“A imagem de Nascente foi gravada em 2008 e o trabalho concluído em 2012. Eu estava com a câmera em um jardim quando o movimento da mangueira me chamou a atenção. Reposicionei o calço que a segurava até criar o plano que queria e então gravei uma longa sequência. Naquele momento, me interessei pelo modo que o corpo da mangueira respondia à força da água. Fiquei capturado pelo material até perceber o que ele podia oferecer.
Meu trabalho acontece mais a partir de encontros do que de buscas. Procuro receber o que me chega e antes que estes presentes voltem ao mundo, mesmo que minimamente modificados, é preciso encontrar uma consistência e uma síntese formal que sempre exigirão o seu tempo. Os trabalhos são respostas a estes encontros, muitas vezes, acidentais.

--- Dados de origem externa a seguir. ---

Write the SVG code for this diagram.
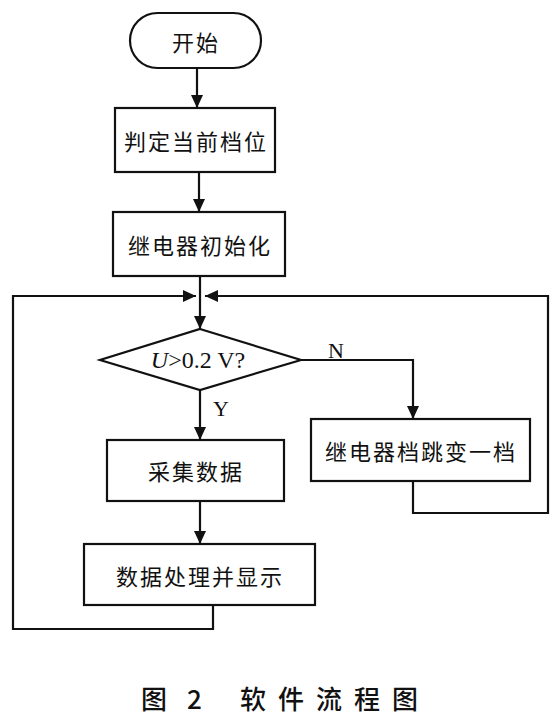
<svg xmlns="http://www.w3.org/2000/svg" width="557" height="725" viewBox="0 0 557 725">
<style>
.shape{fill:#fff;stroke:#111;stroke-width:2.2}
.line{fill:none;stroke:#111;stroke-width:2.2}
.cn{font-family:"Noto Sans CJK SC","Noto Sans",sans-serif;font-size:22px;fill:#111;text-anchor:middle;dominant-baseline:central;letter-spacing:2px}
.lat{font-family:"Liberation Serif",serif;fill:#111}
.cap{font-family:"Noto Sans CJK SC","Noto Sans",sans-serif;font-size:26px;font-weight:500;fill:#111}
</style>
<defs>
<marker id="ah" viewBox="0 0 13 12" markerWidth="13" markerHeight="12" refX="13" refY="6" orient="auto" markerUnits="userSpaceOnUse">
<path d="M0,0 L13,6 L0,12 z" fill="#111"/>
</marker>
</defs>
<rect width="557" height="725" fill="#fff"/>
<g id="connectors">
<line class="line" x1="197" y1="68" x2="197" y2="108" marker-end="url(#ah)"/>
<line class="line" x1="199" y1="172" x2="199" y2="212" marker-end="url(#ah)"/>
<line class="line" x1="200" y1="276" x2="200" y2="329" marker-end="url(#ah)"/>
<line class="line" x1="200" y1="390" x2="200" y2="440" marker-end="url(#ah)"/>
<line class="line" x1="200" y1="501" x2="200" y2="544" marker-end="url(#ah)"/>
<polyline class="line" points="301,360 413,360 413,419" marker-end="url(#ah)"/>
<polyline class="line" points="213,605 213,629 13,629 13,296 196,296" marker-end="url(#ah)"/>
<polyline class="line" points="413,481 413,513 548,513 548,296 205,296" marker-end="url(#ah)"/>
<text class="lat" x="336" y="358" font-size="22" text-anchor="middle">N</text>
<text class="lat" x="221" y="416" font-size="22" text-anchor="middle">Y</text>
</g>
<g id="start">
<rect class="shape" x="130" y="13" width="131" height="55" rx="27.5" ry="27.5"/>
<text class="cn" x="196" y="41">开始</text>
</g>
<g id="judge">
<rect class="shape" x="115" y="108" width="160" height="64"/>
<text class="cn" x="196" y="140">判定当前档位</text>
</g>
<g id="init">
<rect class="shape" x="113" y="212" width="172" height="64"/>
<text class="cn" x="200" y="244">继电器初始化</text>
</g>
<g id="decision">
<polygon class="shape" points="200,329 301,360 200,390 100,360"/>
<text class="lat" x="198" y="368" font-size="24" text-anchor="middle"><tspan font-style="italic">U</tspan>&gt;0.2 V?</text>
</g>
<g id="switch">
<rect class="shape" x="311" y="419" width="219" height="62"/>
<text class="cn" x="421" y="450">继电器档跳变一档</text>
</g>
<g id="collect">
<rect class="shape" x="107" y="440" width="177" height="61"/>
<text class="cn" x="196" y="470">采集数据</text>
</g>
<g id="process">
<rect class="shape" x="84" y="544" width="231" height="61"/>
<text class="cn" x="200" y="575">数据处理并显示</text>
</g>
<g id="caption">
<text class="cap" x="141" y="709">图</text>
<text class="cap" x="187" y="709" font-family="Liberation Serif,serif">2</text>
<text class="cap" x="240" y="709" letter-spacing="12">软件流程图</text>
</g>
</svg>
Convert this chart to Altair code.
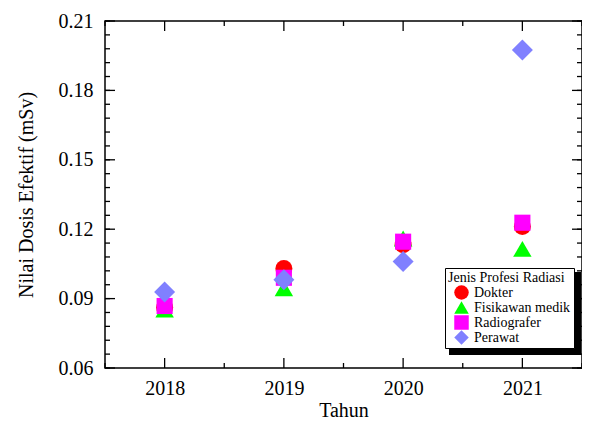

Cada resposta é guiada pelos sentidos que o material em questão já informa, como um corte no que é dado. Sem buscar o domínio de uma linguagem, ou grandes habilidades técnicas, o meu envolvimento está voltado para as possíveis relações entre linguagem e vida, no esforço de escutar a natureza da coisa com a qual me relaciono. O maior tempo é o da escuta, ação que não deixa muitos rastros no resultado final.
Sinto que as vivências da primeira infância têm grande influência sobre nosso modo de criar, mais do que o contexto cultural hoje. Não procuro analisar esse passado, mas sempre constato como os espaços da infância foram e ainda são especiais nesse sentido. O quintal com árvores e bichos, a rua com os amigos, a fazenda do avô e o rancho na beira do Rio São Francisco. Conscientemente ou não, as sensações desses momentos nos acompanham. Ao praticar uma atenção flutuante, menos seletiva, tenho mais chance de trabalhar com forças dadas que trazem o frescor das primeiras experiências.

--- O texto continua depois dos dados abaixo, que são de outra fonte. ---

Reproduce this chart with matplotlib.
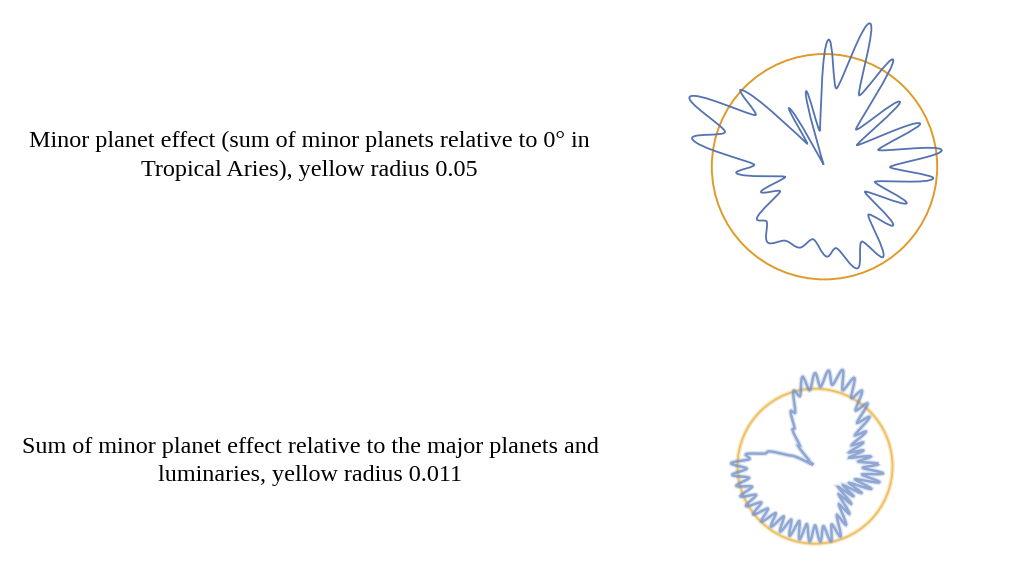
import numpy as np
import matplotlib
matplotlib.use("Agg")
import matplotlib.pyplot as plt
from matplotlib.path import Path
from matplotlib.patches import PathPatch, Circle

# top chart: minor planet effect relative to 0 deg Tropical Aries (units of 1e-3)
top_theta = [8.1, 17.2, 24.4, 33.7, 40.6, 50.1, 57.2, 64.3, 72.4, 81.2,
             88.4, 97.0, 103.9, 112.0, 121.1, 127.3, 137.2, 143.4, 152.5, 160.6,
             168.2, 177.8, 184.3, 194.2, 201.5, 209.3, 217.2, 223.6, 233.0, 241.9,
             253.2, 261.2, 271.4, 278.5, 288.0, 296.4, 303.2, 312.2, 319.7, 328.3,
             336.0, 343.5, 353.9, 359.7]
top_r = [52.5, 25.0, 46.5, 17.3, 44.1, 21.8, 56.3, 35.3, 66.7, 35.2,
         56.2, 16.4, 34.3, 1.0, 30.3, 13.0, 50.1, 38.4, 67.3, 46.8,
         59.9, 31.6, 39.1, 18.1, 30.3, 22.6, 37.6, 35.4, 42.0, 37.2,
         37.5, 32.6, 39.9, 36.6, 47.4, 37.1, 47.7, 28.9, 40.0, 21.1,
         39.9, 23.4, 48.5, 29.1]
top_radius = 0.05

# bottom chart: relative to the major planets and luminaries (units of 1e-3)
bot_theta = [2, 6, 10, 14, 18, 22, 26, 30, 34, 38, 42, 46, 50, 54, 58, 62, 66, 70,
             74, 78, 82, 86, 90, 94, 98, 102, 106, 110, 114, 118, 122, 126, 130, 134,
             138, 142, 146, 150, 154, 158, 162, 166, 170, 174, 178, 182, 186, 190,
             194, 198, 202, 206, 210, 214, 218, 222, 226, 230, 234, 238, 242, 246,
             250, 254, 258, 262, 266, 270, 274, 278, 282, 286, 290, 294, 298, 302,
             306, 310, 314, 318, 322, 326, 330, 334, 338, 342, 346, 350, 354, 358]
bot_r = [9.0, 6.2, 8.0, 5.0, 7.2, 5.2, 7.6, 6.0, 8.7, 7.2, 10.4, 8.6, 11.6, 9.8,
         12.6, 11.0, 13.7, 11.5, 14.2, 11.8, 13.7, 11.3, 13.2, 10.8, 12.8, 10.2,
         11.1, 8.2, 8.5, 6.2, 6.0, 3.7, 3.7, 1.4, 1.4, 0.3, 1.1, 0.6, 3.1, 4.3,
         6.8, 7.4, 9.9, 9.4, 11.9, 9.7, 11.8, 9.5, 11.5, 9.4, 11.4, 9.3, 11.3, 9.2,
         11.1, 9.0, 10.9, 8.7, 10.6, 8.4, 10.5, 8.3, 10.5, 8.1, 10.6, 8.3, 10.7, 8.4,
         10.7, 8.6, 10.9, 8.6, 10.6, 7.6, 9.4, 6.4, 8.3, 5.2, 7.4, 4.4, 6.9, 4.8,
         7.6, 5.4, 8.6, 6.0, 9.4, 6.8, 9.7, 6.8]
bot_radius = 0.011

label_top = "Minor planet effect (sum of minor planets relative to 0° in\nTropical Aries), yellow radius 0.05"
label_bot = "Sum of minor planet effect relative to the major planets and\nluminaries, yellow radius 0.011"

BLUE = "#5473b0"
ORANGE = "#df9a2a"
W, H = 1015, 585


def polar_smooth_path(theta_deg, r_milli):
    # closed r(theta) curve through the read points: cubic hermite in theta,
    # written as cartesian bezier segments
    t = np.radians(theta_deg)
    r = np.asarray(r_milli) / 1000.0
    n = len(t)
    # slope dr/dtheta from the neighbouring points (wrapping round)
    dr = np.empty(n)
    for i in range(n):
        span = (t[(i + 1) % n] - t[i - 1]) % (2 * np.pi)
        dr[i] = (r[(i + 1) % n] - r[i - 1]) / span
    pts = np.column_stack([r * np.cos(t), r * np.sin(t)])
    tan = np.column_stack([dr * np.cos(t) - r * np.sin(t),
                           dr * np.sin(t) + r * np.cos(t)])
    verts = [pts[0]]
    codes = [Path.MOVETO]
    for i in range(n):
        j = (i + 1) % n
        h = (t[j] - t[i]) % (2 * np.pi)
        verts += [pts[i] + tan[i] * h / 3, pts[j] - tan[j] * h / 3, pts[j]]
        codes += [Path.CURVE4] * 3
    return Path(verts, codes)


def add_radial_axes(fig, cx, cy, half, radius, radius_px):
    # square axes centred on pixel (cx, cy), data radius mapped to radius_px
    ax = fig.add_axes([(cx - half) / W, (H - cy - half) / H, 2 * half / W, 2 * half / H])
    lim = half * radius / radius_px
    ax.set_xlim(-lim, lim)
    ax.set_ylim(-lim, lim)
    ax.axis("off")
    return ax


fig = plt.figure(figsize=(W / 100, H / 100), dpi=100)

ax1 = add_radial_axes(fig, 824.5, 166.7, 160, top_radius, 112.7)
ax1.add_patch(Circle((0, 0), top_radius, fill=False, ec=ORANGE, lw=1.4))
ax1.add_patch(PathPatch(polar_smooth_path(top_theta, top_r), fill=False, ec=BLUE, lw=1.3))

ax2 = add_radial_axes(fig, 815, 466.2, 120, bot_radius, 77.5)
ax2.add_patch(Circle((0, 0), bot_radius, fill=False, ec="#f2c466", lw=3.2, alpha=0.4))
ax2.add_patch(Circle((0, 0), bot_radius, fill=False, ec="#e9b040", lw=1.3, alpha=0.7))
bot_path = polar_smooth_path(bot_theta, bot_r)
ax2.add_patch(PathPatch(bot_path, fill=False, ec="#8ca6d4", lw=3.6, alpha=0.3))
ax2.add_patch(PathPatch(bot_path, fill=False, ec="#6f8dc6", lw=1.8, alpha=0.7))

fig.text(309 / W, 1 - 155.5 / H, label_top, ha="center", va="center",
         family="Liberation Serif", fontsize=17.4, linespacing=1.48)
fig.text(310 / W, 1 - 461.5 / H, label_bot, ha="center", va="center",
         family="Liberation Serif", fontsize=17.4, linespacing=1.48)

fig.savefig("out.png", dpi=100)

Já depois que a imagem chega, tem início outro processo, pois cada material pedirá um tratamento específico.
Em Nascente, o plano sequência e a câmera fixa instauram um tipo de silêncio que nos dá a ver esse acordo ordinário que tanto gosto, entre chão, mangueira e água.

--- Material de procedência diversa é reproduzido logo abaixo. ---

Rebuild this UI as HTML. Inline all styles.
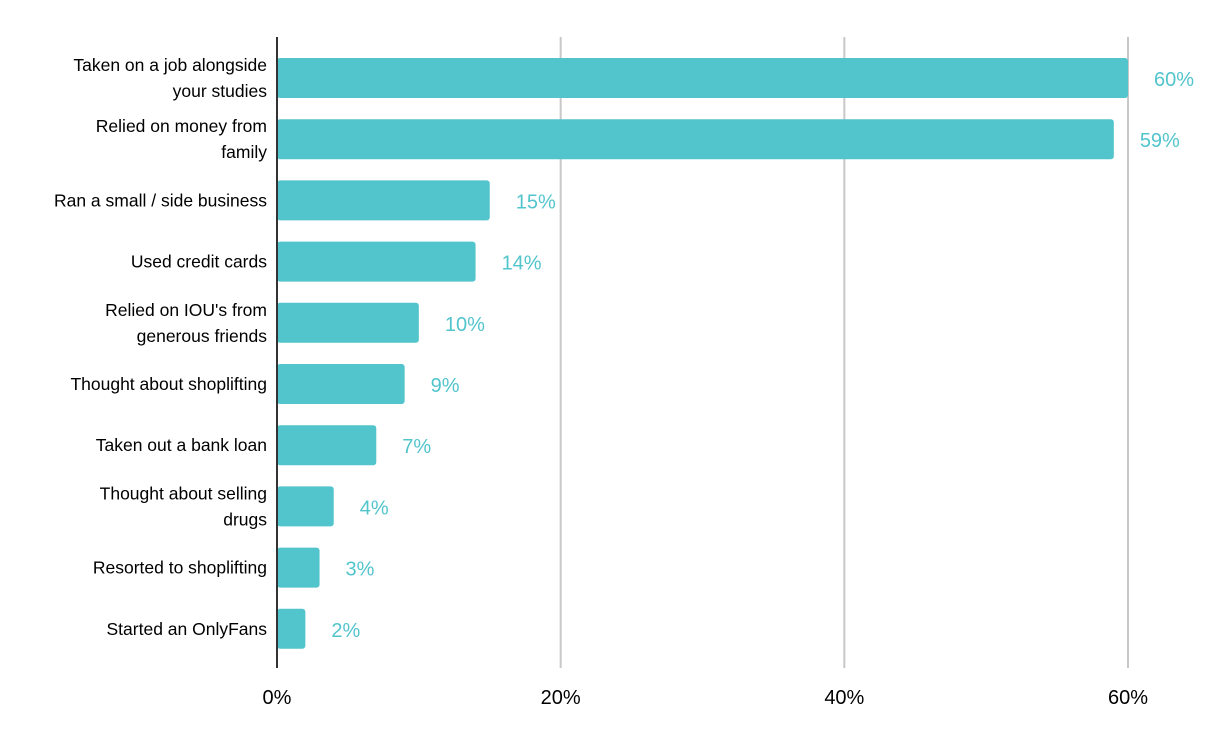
<!DOCTYPE html>
<html><head><meta charset="utf-8"><style>
body{margin:0;background:#fff;}
svg{display:block;font-family:"Liberation Sans",Arial,sans-serif;}
</style></head><body>
<svg id="chart" width="1224" height="742"></svg>
<script>
const categories=[["Taken on a job alongside","your studies"],["Relied on money from","family"],["Ran a small / side business"],["Used credit cards"],["Relied on IOU's from","generous friends"],["Thought about shoplifting"],["Taken out a bank loan"],["Thought about selling","drugs"],["Resorted to shoplifting"],["Started an OnlyFans"]];
const values=[60,59,15,14,10,9,7,4,3,2];
const ticks=[0,20,40,60];
const tickLabels=["0%","20%","40%","60%"];

const svg=document.getElementById('chart');
const NS='http://www.w3.org/2000/svg';
const x0=277,pxPer=(1128-277)/60,plotTop=37,plotBottom=668,bandStart=47.4,band=61.2,barH=40;
const xs=v=>x0+v*pxPer;
const yc=i=>bandStart+band*(i+0.5);
function mk(t,a){const e=document.createElementNS(NS,t);for(const k in a)e.setAttribute(k,a[k]);svg.appendChild(e);return e;}
ticks.forEach((t,i)=>{
  if(t>0){const g=mk('line',{x1:xs(t),x2:xs(t),y1:plotTop,y2:plotBottom,stroke:'#c8c8c8','stroke-width':2});
  
  }
  const tl=mk('text',{x:xs(t),y:704,'text-anchor':'middle','font-size':20,fill:'#000'});
  tl.textContent=tickLabels[i];
  
  
});
values.forEach((v,i)=>{
  const r=mk('rect',{x:x0,y:yc(i)-barH/2,width:xs(v)-x0,height:barH,rx:3,fill:'#52c4cc'});
  
  
  const vl=mk('text',{x:xs(v)+26,y:yc(i)+8,'font-size':20,fill:'#52c4cc'});
  vl.textContent=v+'%';
  
  
  const lines=categories[i];
  const cl=mk('text',{x:267,'text-anchor':'end','font-size':17.5,fill:'#000'});
  
  
  lines.forEach((ln,j)=>{
    const ts=document.createElementNS(NS,'tspan');
    ts.setAttribute('x',267);
    ts.setAttribute('y',yc(i)+6+(j-(lines.length-1)/2)*26);
    ts.textContent=ln;cl.appendChild(ts);
  });
});
const ax=mk('line',{x1:x0,x2:x0,y1:plotTop,y2:plotBottom,stroke:'#333','stroke-width':2});


</script>
</body></html>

Temos o chão exercendo sua gravidade, a água jorrando sem cessar, e o corpo azul de plástico que serpenteia imprimindo formas curvas ao plano.
Num determinado momento, sem que a água pare o seu fluxo, a mangueira encontra maior atrito e repousa por alguns segundos encaixando-se no corte do vidro. Cria-se um escape para o movimento que não estaciona e ressoa no espaço.
O uso do vidro faz com que Nascente dê um passo a mais em direção ao espaço, abrindo outras questões, ligadas a escultura. Eu precisava de um material que suportasse o corte, interferindo minimamente na imagem e que pudesse ficar apoiado sobre a superfície de projeção, ligado ao chão como um fio terra. O peso, a estabilidade, a transparência do vidro, são qualidades que acionam essa nova zona de toque, para além da projeção.”